**WRITTEN PROBLEM:** Below are entries. Give back exactly the lines from the one containing "Clone this chart in Bokeh." through the one containing "from bokeh.resources import INLINE", inclusive, without the pictures.

**RECORD EXTRACTS:**
○ ○ ○ ○
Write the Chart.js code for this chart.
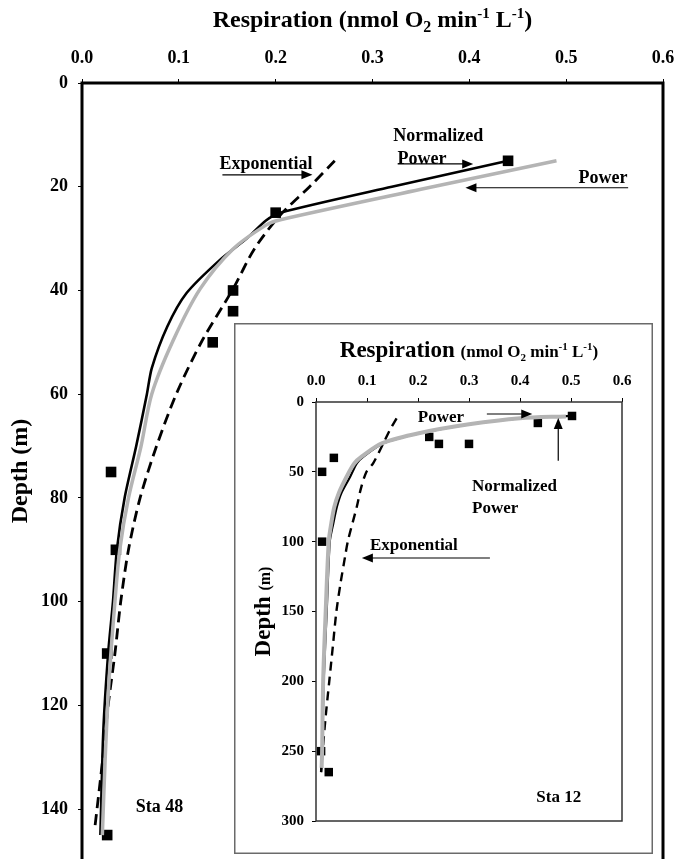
○ ○ ○ ○
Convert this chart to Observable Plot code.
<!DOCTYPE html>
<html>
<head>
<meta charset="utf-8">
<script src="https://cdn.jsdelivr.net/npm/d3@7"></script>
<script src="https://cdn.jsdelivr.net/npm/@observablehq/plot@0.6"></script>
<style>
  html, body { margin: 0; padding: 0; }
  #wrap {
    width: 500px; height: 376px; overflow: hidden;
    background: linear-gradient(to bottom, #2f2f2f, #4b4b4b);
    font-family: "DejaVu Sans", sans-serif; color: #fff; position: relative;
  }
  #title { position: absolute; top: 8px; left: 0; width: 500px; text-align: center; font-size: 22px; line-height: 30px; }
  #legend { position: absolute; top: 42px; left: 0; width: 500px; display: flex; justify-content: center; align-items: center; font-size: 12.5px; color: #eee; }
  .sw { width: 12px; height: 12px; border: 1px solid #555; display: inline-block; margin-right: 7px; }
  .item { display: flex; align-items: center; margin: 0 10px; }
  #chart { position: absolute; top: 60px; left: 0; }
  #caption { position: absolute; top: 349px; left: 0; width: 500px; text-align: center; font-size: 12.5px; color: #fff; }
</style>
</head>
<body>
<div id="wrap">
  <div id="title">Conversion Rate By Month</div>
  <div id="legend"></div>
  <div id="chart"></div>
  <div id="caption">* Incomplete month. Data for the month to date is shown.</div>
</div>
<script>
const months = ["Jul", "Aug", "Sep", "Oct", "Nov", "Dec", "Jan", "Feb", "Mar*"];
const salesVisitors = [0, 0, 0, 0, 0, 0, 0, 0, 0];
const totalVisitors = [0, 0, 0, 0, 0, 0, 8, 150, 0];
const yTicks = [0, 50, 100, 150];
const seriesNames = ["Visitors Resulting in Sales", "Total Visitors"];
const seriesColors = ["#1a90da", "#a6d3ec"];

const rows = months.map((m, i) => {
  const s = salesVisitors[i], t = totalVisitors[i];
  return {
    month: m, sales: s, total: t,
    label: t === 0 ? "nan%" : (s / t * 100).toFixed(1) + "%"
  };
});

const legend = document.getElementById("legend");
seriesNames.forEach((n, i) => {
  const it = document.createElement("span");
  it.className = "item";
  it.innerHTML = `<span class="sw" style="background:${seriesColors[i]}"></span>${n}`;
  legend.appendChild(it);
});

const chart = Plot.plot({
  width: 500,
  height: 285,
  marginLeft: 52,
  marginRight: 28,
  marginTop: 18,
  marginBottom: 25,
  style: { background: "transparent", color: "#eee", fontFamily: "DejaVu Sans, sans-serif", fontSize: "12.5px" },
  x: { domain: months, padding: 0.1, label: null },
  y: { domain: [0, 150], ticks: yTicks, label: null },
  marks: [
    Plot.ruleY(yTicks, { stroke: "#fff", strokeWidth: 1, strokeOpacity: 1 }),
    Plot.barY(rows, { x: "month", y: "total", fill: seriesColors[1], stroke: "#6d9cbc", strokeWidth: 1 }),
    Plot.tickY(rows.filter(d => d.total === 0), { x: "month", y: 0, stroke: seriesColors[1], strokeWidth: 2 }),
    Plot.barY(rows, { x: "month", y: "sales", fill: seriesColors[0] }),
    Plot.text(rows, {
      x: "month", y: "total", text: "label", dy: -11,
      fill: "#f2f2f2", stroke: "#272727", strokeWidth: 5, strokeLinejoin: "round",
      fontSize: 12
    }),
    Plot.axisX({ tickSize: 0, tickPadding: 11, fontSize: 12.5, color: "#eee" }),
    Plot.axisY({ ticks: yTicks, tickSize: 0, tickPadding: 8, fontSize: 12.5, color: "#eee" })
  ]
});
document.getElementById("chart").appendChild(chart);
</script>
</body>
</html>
○ ○ ○ ○
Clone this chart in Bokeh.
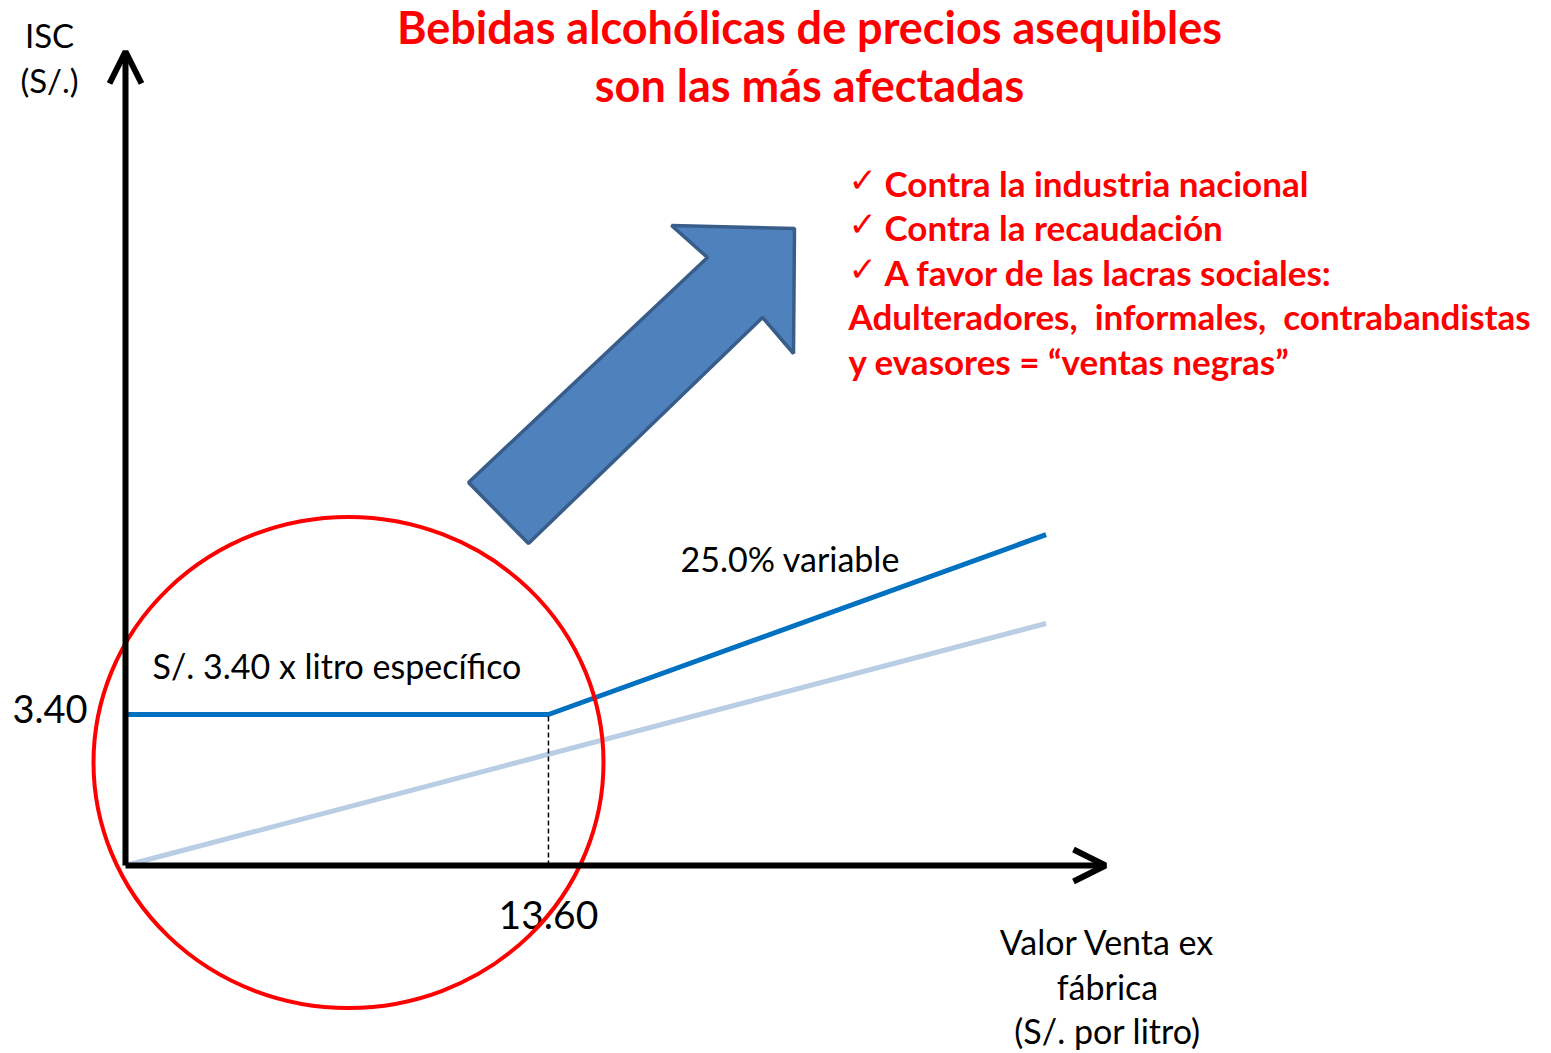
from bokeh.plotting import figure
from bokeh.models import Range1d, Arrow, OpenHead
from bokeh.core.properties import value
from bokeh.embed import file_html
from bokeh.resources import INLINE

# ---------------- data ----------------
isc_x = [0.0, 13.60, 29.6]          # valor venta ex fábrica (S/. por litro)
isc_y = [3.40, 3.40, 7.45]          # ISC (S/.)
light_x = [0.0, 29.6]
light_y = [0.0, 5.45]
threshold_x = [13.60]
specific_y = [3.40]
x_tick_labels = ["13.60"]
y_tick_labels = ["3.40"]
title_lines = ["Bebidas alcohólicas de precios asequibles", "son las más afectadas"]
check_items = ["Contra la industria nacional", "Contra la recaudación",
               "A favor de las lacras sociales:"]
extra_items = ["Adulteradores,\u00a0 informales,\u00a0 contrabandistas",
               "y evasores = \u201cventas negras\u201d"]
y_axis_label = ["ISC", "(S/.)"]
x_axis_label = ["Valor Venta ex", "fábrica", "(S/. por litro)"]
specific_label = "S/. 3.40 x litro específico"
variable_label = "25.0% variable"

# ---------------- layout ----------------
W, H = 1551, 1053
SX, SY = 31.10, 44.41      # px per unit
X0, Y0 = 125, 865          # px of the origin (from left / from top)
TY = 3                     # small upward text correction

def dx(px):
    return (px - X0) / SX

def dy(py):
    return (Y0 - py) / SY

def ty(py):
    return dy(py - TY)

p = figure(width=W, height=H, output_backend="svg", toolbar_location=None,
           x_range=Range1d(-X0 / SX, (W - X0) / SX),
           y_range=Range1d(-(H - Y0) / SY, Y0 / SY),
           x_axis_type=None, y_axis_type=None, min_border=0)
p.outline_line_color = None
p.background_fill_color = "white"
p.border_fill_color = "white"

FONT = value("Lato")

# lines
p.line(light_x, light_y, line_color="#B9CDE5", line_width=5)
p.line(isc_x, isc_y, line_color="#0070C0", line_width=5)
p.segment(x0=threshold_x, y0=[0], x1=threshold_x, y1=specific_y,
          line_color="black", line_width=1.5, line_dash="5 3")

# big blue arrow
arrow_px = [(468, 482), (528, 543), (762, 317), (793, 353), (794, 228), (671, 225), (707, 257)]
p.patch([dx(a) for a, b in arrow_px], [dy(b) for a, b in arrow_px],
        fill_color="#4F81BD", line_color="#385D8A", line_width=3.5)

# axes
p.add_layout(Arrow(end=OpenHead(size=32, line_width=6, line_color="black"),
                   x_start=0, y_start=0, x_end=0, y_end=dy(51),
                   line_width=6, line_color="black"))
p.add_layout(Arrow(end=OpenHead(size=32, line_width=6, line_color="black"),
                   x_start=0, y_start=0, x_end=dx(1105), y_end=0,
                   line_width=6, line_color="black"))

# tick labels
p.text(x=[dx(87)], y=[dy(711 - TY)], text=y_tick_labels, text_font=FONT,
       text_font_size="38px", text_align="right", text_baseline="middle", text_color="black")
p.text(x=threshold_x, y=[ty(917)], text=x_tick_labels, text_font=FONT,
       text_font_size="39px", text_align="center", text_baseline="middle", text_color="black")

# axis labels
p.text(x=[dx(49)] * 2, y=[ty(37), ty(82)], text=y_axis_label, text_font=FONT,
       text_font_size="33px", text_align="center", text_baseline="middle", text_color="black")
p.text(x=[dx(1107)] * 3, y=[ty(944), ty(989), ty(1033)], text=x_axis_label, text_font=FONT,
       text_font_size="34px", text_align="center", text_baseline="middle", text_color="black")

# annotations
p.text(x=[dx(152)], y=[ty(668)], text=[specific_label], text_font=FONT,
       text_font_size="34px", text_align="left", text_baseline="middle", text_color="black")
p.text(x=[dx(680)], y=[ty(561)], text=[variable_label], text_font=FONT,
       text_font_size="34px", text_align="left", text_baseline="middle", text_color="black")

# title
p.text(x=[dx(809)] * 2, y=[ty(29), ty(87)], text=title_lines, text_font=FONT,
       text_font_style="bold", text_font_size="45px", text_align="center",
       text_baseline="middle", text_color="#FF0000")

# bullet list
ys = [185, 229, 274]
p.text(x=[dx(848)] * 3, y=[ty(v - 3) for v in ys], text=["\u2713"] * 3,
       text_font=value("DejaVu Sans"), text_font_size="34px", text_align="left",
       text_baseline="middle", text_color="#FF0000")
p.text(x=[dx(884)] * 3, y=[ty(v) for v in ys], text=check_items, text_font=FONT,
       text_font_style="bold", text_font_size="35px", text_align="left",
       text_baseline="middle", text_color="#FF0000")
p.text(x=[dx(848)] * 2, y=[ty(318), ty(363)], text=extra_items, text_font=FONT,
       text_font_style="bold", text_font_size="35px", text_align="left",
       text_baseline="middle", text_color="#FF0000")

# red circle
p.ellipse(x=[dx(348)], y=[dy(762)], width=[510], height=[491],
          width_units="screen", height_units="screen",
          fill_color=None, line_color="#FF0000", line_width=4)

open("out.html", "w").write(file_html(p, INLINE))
○ ○ ○ ○
**THE RESPONSE:**
Clone this chart in Bokeh.
from bokeh.plotting import figure
from bokeh.models import Range1d, Arrow, OpenHead
from bokeh.core.properties import value
from bokeh.embed import file_html
from bokeh.resources import INLINE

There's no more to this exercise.